Sukses

Polemik Rekor MURI Desa Wisata, Antropolog Mentawai Minta Penerbitan Piagam Desa Muntei sebagai Pemilik Tato Tertua Dibatalkan

Rekor Museum Rekor Indonesia atau MURI diberikan kepada Desa Muntei, Kabupaten Kepulauan Mentawai, Provinsi Sumatera Barat sebagai pemilik seni rajah (tato) tertua. Rekor itu diserahkan pendiri MURI Jaya Suprana di sela acara Anugerah Desa Wisata Indonesia atau ADWI 2023 pada Minggu, 27 Agustus 2023.

Liputan6.com, Jakarta - Rekor Museum Rekor Indonesia atau MURI diberikan kepada Desa Muntei, Kabupaten Kepulauan Mentawai, Provinsi Sumatera Barat sebagai pemilik seni rajah (tato) tertua.
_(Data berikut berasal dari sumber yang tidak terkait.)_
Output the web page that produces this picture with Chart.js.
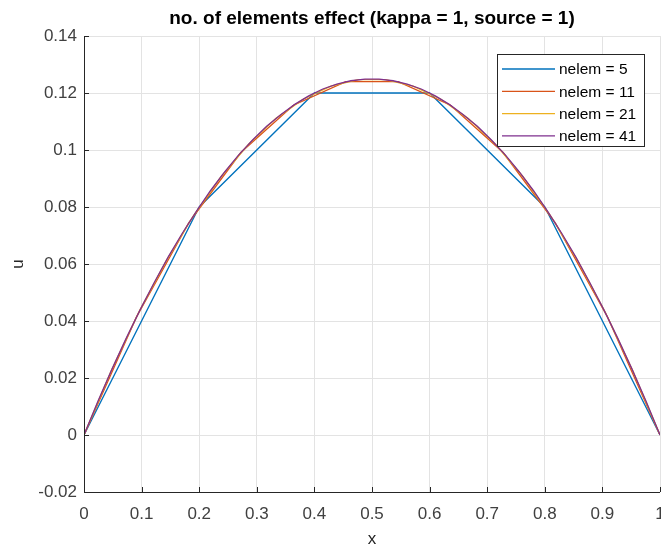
<!DOCTYPE html>
<html>
<head>
<meta charset="utf-8">
<script src="https://cdn.jsdelivr.net/npm/chart.js@4.4.0/dist/chart.umd.min.js"></script>
<style>
  html, body { margin: 0; padding: 0; background: #fff; }
  #wrap { width: 661px; height: 548px; }
</style>
</head>
<body>
<div id="wrap"><canvas id="myChart" width="661" height="548"></canvas></div>
<script>
// node positions and values
const x5 = [0, 0.2, 0.4, 0.6, 0.8, 1]
const u5 = [0, 0.08, 0.12, 0.12, 0.08, 0]

const x11 = [0, 0.0909, 0.1818, 0.2727, 0.3636, 0.4545, 0.5455, 0.6364, 0.7273, 0.8182, 0.9091, 1]
const u11 = [0, 0.0413, 0.0744, 0.0992, 0.1157, 0.1240, 0.1240, 0.1157, 0.0992, 0.0744, 0.0413, 0]

const x21 = [0, 0.0476, 0.0952, 0.1429, 0.1905, 0.2381, 0.2857, 0.3333, 0.3810, 0.4286, 0.4762,
  0.5238, 0.5714, 0.6190, 0.6667, 0.7143, 0.7619, 0.8095, 0.8571, 0.9048, 0.9524, 1]
const u21 = [0, 0.0227, 0.0431, 0.0612, 0.0771, 0.0907, 0.1020, 0.1111, 0.1179, 0.1224, 0.1247,
  0.1247, 0.1224, 0.1179, 0.1111, 0.1020, 0.0907, 0.0771, 0.0612, 0.0431, 0.0227, 0]

const x41 = [0, 0.0244, 0.0488, 0.0732, 0.0976, 0.1220, 0.1463, 0.1707, 0.1951, 0.2195, 0.2439,
  0.2683, 0.2927, 0.3171, 0.3415, 0.3659, 0.3902, 0.4146, 0.4390, 0.4634, 0.4878,
  0.5122, 0.5366, 0.5610, 0.5854, 0.6098, 0.6341, 0.6585, 0.6829, 0.7073, 0.7317,
  0.7561, 0.7805, 0.8049, 0.8293, 0.8537, 0.8780, 0.9024, 0.9268, 0.9512, 0.9756, 1]
const u41 = [0, 0.0119, 0.0232, 0.0339, 0.0440, 0.0535, 0.0625, 0.0708, 0.0785, 0.0857, 0.0922,
  0.0982, 0.1035, 0.1083, 0.1124, 0.1160, 0.1190, 0.1214, 0.1231, 0.1243, 0.1249,
  0.1249, 0.1243, 0.1231, 0.1214, 0.1190, 0.1160, 0.1124, 0.1083, 0.1035, 0.0982,
  0.0922, 0.0857, 0.0785, 0.0708, 0.0625, 0.0535, 0.0440, 0.0339, 0.0232, 0.0119, 0]

const seriesNames = ['nelem = 5', 'nelem = 11', 'nelem = 21', 'nelem = 41']
const seriesColors = ['#0072BD', '#D95319', '#EDB120', '#7E2F8E']
const titleText = 'no. of elements effect (kappa = 1, source = 1)'

const xTicks = [0, 0.1, 0.2, 0.3, 0.4, 0.5, 0.6, 0.7, 0.8, 0.9, 1]
const yTicks = [-0.02, 0, 0.02, 0.04, 0.06, 0.08, 0.1, 0.12, 0.14]

const FONT = '"Liberation Sans", Arial, sans-serif'

// zip x and u into points
function pts(xs, us) {
  return xs.map((v, i) => ({ x: v, y: us[i] }))
}
const allX = [x5, x11, x21, x41]
const allU = [u5, u11, u21, u41]

// later series drawn on top like matlab does
const datasets = seriesNames.map((name, i) => ({
  label: name,
  data: pts(allX[i], allU[i]),
  borderColor: seriesColors[i],
  backgroundColor: seriesColors[i],
  borderWidth: 1.3,
  pointRadius: 0,
  tension: 0,
  fill: false,
  order: seriesNames.length - i
}))

// title, axis labels, inward ticks and the legend box
const matlabBits = {
  id: 'matlabBits',
  afterDraw(chart) {
    const ctx = chart.ctx
    const a = chart.chartArea
    const sx = chart.scales.x, sy = chart.scales.y
    ctx.save()

    // axis lines
    ctx.strokeStyle = '#262626'
    ctx.lineWidth = 1
    ctx.beginPath()
    ctx.moveTo(a.left + 0.5, a.top)
    ctx.lineTo(a.left + 0.5, a.bottom + 0.5)
    ctx.lineTo(a.right, a.bottom + 0.5)
    ctx.stroke()

    // inward ticks
    ctx.beginPath()
    xTicks.forEach(t => {
      const px = Math.round(sx.getPixelForValue(t)) + 0.5
      ctx.moveTo(px, a.bottom)
      ctx.lineTo(px, a.bottom - 5)
    })
    yTicks.forEach(t => {
      const py = Math.round(sy.getPixelForValue(t)) + 0.5
      ctx.moveTo(a.left, py)
      ctx.lineTo(a.left + 5, py)
    })
    ctx.stroke()

    // title
    ctx.fillStyle = '#000'
    ctx.font = 'bold 19px ' + FONT
    ctx.textAlign = 'center'
    ctx.textBaseline = 'middle'
    ctx.fillText(titleText, (a.left + a.right) / 2, 19)

    // axis labels
    ctx.fillStyle = '#262626'
    ctx.font = '17px ' + FONT
    ctx.fillText('x', (a.left + a.right) / 2, 539)
    ctx.save()
    ctx.translate(18, (a.top + a.bottom) / 2)
    ctx.rotate(-Math.PI / 2)
    ctx.fillText('u', 0, 0)
    ctx.restore()

    // legend
    const bx = 497, by = 54, bw = 147, bh = 92
    ctx.fillStyle = '#fff'
    ctx.fillRect(bx, by, bw, bh)
    ctx.strokeStyle = '#262626'
    ctx.lineWidth = 1
    ctx.strokeRect(bx + 0.5, by + 0.5, bw, bh)
    ctx.font = '15.5px ' + FONT
    ctx.textAlign = 'left'
    chart.data.datasets.forEach((ds, i) => {
      const yy = by + 15 + i * 22.3
      ctx.strokeStyle = ds.borderColor
      ctx.lineWidth = 1.3
      ctx.beginPath()
      ctx.moveTo(502, yy)
      ctx.lineTo(555, yy)
      ctx.stroke()
      ctx.fillStyle = '#000'
      ctx.fillText(ds.label, 559, yy + 1)
    })
    ctx.restore()
  }
}

new Chart(document.getElementById('myChart'), {
  type: 'line',
  data: { datasets: datasets },
  options: {
    responsive: false,
    animation: false,
    layout: { padding: { top: 36, right: 1, bottom: 0, left: 0 }, autoPadding: false },
    plugins: { legend: { display: false }, title: { display: false }, tooltip: { enabled: false } },
    scales: {
      x: {
        type: 'linear', min: 0, max: 1,
        afterBuildTicks: s => { s.ticks = xTicks.map(v => ({ value: v })) },
        ticks: { font: { size: 17, family: FONT }, color: '#404040', padding: 12, maxRotation: 0, autoSkip: false,
          callback: v => String(v) },
        grid: { color: '#e3e3e3', drawTicks: false },
        border: { display: false },
        afterFit: s => { s.height = 56; s.paddingLeft = 0; s.paddingRight = 0 }
      },
      y: {
        type: 'linear', min: -0.02, max: 0.14,
        afterBuildTicks: s => { s.ticks = yTicks.map(v => ({ value: v })) },
        ticks: { font: { size: 17, family: FONT }, color: '#404040', padding: 7, autoSkip: false,
          callback: v => String(v) },
        grid: { color: '#e3e3e3', drawTicks: false },
        border: { display: false },
        afterFit: s => { s.width = 84; s.paddingTop = 0; s.paddingBottom = 0 }
      }
    }
  },
  plugins: [matlabBits]
})
</script>
</body>
</html>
Rekor itu diserahkan pendiri MURI Jaya Suprana di sela acara Anugerah Desa Wisata Indonesia atau ADWI 2023 pada Minggu, 27 Agustus 2023.

Penghargaan tersebut dikritisi oleh antropolog Mentawai Juniator Tulius. Lewat surat terbuka kepada Jaya Suprana, ia mempertanyakan dasar pengambilan keputusan tersebut.
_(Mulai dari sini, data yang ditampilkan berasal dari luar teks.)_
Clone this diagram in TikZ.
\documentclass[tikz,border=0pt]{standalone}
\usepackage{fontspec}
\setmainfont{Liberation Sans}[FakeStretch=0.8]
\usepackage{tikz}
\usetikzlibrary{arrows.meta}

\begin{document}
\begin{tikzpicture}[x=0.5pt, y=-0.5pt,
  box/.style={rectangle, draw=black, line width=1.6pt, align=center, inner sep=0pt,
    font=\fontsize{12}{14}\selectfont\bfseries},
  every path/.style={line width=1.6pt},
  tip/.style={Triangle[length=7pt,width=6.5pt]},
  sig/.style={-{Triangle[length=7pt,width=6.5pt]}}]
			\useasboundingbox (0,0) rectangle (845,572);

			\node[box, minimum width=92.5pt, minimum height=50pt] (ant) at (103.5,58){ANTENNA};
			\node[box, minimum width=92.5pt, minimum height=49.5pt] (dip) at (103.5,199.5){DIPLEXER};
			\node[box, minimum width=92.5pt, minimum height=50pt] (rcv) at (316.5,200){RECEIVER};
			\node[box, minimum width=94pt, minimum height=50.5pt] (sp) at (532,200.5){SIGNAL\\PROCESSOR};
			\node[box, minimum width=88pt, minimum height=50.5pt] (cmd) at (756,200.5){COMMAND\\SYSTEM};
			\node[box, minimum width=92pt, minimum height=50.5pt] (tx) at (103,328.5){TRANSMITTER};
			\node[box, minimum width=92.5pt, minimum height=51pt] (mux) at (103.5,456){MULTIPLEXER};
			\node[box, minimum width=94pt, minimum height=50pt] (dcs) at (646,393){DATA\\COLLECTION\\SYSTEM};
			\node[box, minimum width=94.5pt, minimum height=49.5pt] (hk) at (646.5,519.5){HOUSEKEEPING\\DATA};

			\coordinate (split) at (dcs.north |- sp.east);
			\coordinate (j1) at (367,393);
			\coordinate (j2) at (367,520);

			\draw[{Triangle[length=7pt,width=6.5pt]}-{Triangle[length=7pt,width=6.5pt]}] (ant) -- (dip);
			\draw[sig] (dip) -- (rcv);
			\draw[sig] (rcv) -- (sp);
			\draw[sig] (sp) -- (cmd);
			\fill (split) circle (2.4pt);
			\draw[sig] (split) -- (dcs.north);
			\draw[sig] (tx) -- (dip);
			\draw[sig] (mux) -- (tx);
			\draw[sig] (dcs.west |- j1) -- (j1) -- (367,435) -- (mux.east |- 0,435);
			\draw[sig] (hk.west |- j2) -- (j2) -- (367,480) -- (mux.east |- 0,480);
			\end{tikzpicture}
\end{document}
"Mentawai itu memiliki 43 desa dan Desa Muntei bukanlah desa tertua di Mentawai. Desa ini dibentuk sebagai "pemukiman masyarakat terasing" dalam Program PKMT oleh Dinas Sosial pada tahun 1980-an," jelas Juniator dalam keterangan tertulis yang diterima Liputan6.com, Selasa, 29 Agustus 2023.

Antropolog tersebut menambahkan bahwa masyarakat yang hidup di desa ini adalah pindahan dari beberapa kampung tradisional di pedalaman Pulau Siberut, khususnya dari aliran sungai Rereiket. Juniator juga mempertanyakan mengenai landasan dan dasar yang diambil sehingga tato Mentawai disebut tato tertua.
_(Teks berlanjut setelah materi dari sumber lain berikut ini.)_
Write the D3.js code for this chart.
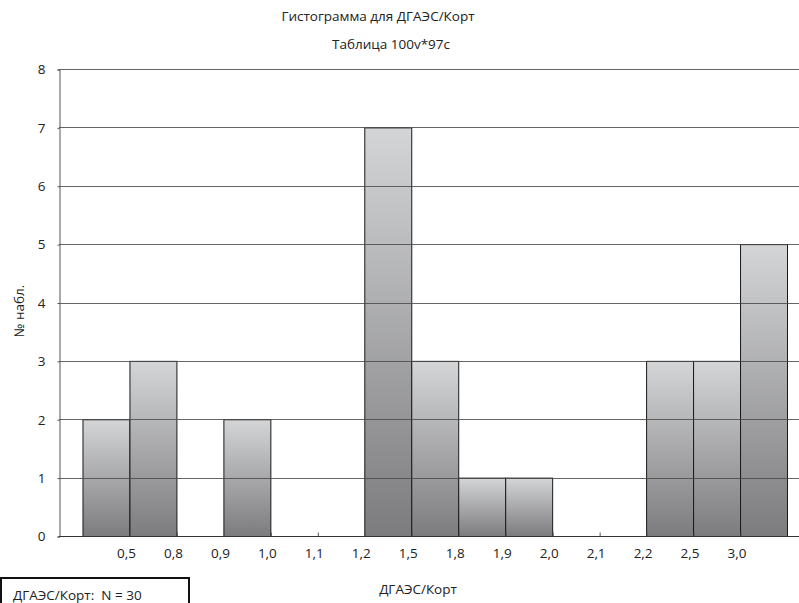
<!DOCTYPE html>
<html>
<head>
<meta charset="utf-8">
<script src="https://cdn.jsdelivr.net/npm/d3@7"></script>
<style>
  body { margin: 0; background: #fff; }
  text { font-family: "Open Sans", "Noto Sans", sans-serif; fill: #222; white-space: pre; }
</style>
</head>
<body>
<div id="chart"></div>
<script>
// Histogramme - comptes par classe
const counts = [2, 3, 0, 2, 0, 0, 7, 3, 1, 1, 0, 0, 3, 3, 5]
const binLabels = ["0,5", "0,8", "0,9", "1,0", "1,1", "1,2", "1,5", "1,8", "1,9", "2,0", "2,1", "2,2", "2,5", "3,0"]
const yTicks = [0, 1, 2, 3, 4, 5, 6, 7, 8]

const width = 799, height = 603
const fs = "13.5px"

const svg = d3.select("#chart").append("svg")
  .attr("width", width)
  .attr("height", height)

// Dégradé vertical des barres
const grad = svg.append("defs").append("linearGradient")
  .attr("id", "barGrad")
  .attr("x1", 0).attr("y1", 0).attr("x2", 0).attr("y2", 1)
grad.append("stop").attr("offset", "0%").attr("stop-color", "#d4d5d7")
grad.append("stop").attr("offset", "100%").attr("stop-color", "#7c7c7f")

const x = d3.scaleLinear().domain([-0.5, 15]).range([59, 787])
const y = d3.scaleLinear().domain([0, 8]).range([536, 69])

// Barres
svg.append("g")
  .selectAll("rect")
  .data(counts.map((c, i) => ({i: i, c: c})).filter(d => d.c > 0))
  .join("rect")
    .attr("x", d => x(d.i) + 0.5)
    .attr("y", d => y(d.c) + 0.5)
    .attr("width", d => x(d.i + 1) - x(d.i))
    .attr("height", d => y(0) - y(d.c))
    .attr("fill", "url(#barGrad)")
    .attr("stroke", "#1a1a1a")
    .attr("stroke-width", 1)

// Lignes de grille (par-dessus les barres)
svg.append("g")
  .selectAll("line")
  .data(yTicks.filter(t => t > 0))
  .join("line")
    .attr("x1", 59).attr("x2", width)
    .attr("y1", d => Math.round(y(d)) + 0.5)
    .attr("y2", d => Math.round(y(d)) + 0.5)
    .attr("stroke", "#4a4a4a")
    .attr("stroke-opacity", 0.85)

// Axe Y
const yAxis = svg.append("g")
  .attr("transform", "translate(59.5,0.5)")
  .call(d3.axisLeft(y).tickValues(yTicks).tickSize(2).tickPadding(12).tickFormat(d3.format("d")))
yAxis.select(".domain").attr("stroke", "#555")
yAxis.selectAll(".tick line").attr("stroke", "#555")
yAxis.selectAll("text").style("font-size", fs).attr("fill", "#222")

// Axe X
const xAxis = svg.append("g")
  .attr("transform", "translate(0.5," + (y(0) + 0.5) + ")")
  .call(d3.axisBottom(x).tickValues(d3.range(1, 15)).tickSize(0).tickPadding(12)
    .tickFormat((d, i) => binLabels[i]))
xAxis.select(".domain").remove()
xAxis.selectAll("text").attr("dx", -4).style("font-size", fs).attr("fill", "#222")
xAxis.selectAll(".tick").append("line")
  .attr("y1", -4).attr("y2", 0).attr("stroke", "#555")
svg.append("line")
  .attr("x1", 59).attr("x2", width)
  .attr("y1", y(0) + 0.5).attr("y2", y(0) + 0.5)
  .attr("stroke", "#333")

// Titres
svg.append("text").attr("x", 378).attr("y", 21).attr("text-anchor", "middle")
  .style("font-size", fs).text("Гистограмма для ДГАЭС/Корт")
svg.append("text").attr("x", 391).attr("y", 49).attr("text-anchor", "middle")
  .style("font-size", fs).text("Таблица 100v*97c")
svg.append("text").attr("x", 418).attr("y", 594).attr("text-anchor", "middle")
  .style("font-size", fs).text("ДГАЭС/Корт")
svg.append("text")
  .attr("transform", "translate(24,311) rotate(-90)")
  .attr("text-anchor", "middle")
  .style("font-size", fs).text("№ набл.")

// Légende
svg.append("rect")
  .attr("x", 1).attr("y", 578).attr("width", 188).attr("height", 30)
  .attr("fill", "#fff").attr("stroke", "#111").attr("stroke-width", 2)
svg.append("text").attr("x", 13).attr("y", 600)
  .style("font-size", fs).text("ДГАЭС/Корт:  N = 30")
</script>
</body>
</html>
"Sebagaimana diketahui bahwa tato merupakan salah satu aspek tradisi dari masyarakat tradisional yang dibentuk pada masa pra-sejarah. Artinya, tidak ada penetapan hitungan waktu yang jelas kapan sebuah tradisi tato sebuah masyarakat itu dimulai," ungkapnya.

Dikatakan Juniator bahwa tato bukan saja dipraktikkan di Mentawai, tetapi juga dapat ditemukan di masyarakat-masyarakat tradisional lain di Indonesia seperti di Kalimantan, di antara masyarakat Dayak. "Ada juga masyarakat di Nusa Tenggara dan bahkan beberapa masyarakat tradisional di Asia Tenggara seperti masyarakat Ifugoa, Ilogot di Philippines," lanjutnya.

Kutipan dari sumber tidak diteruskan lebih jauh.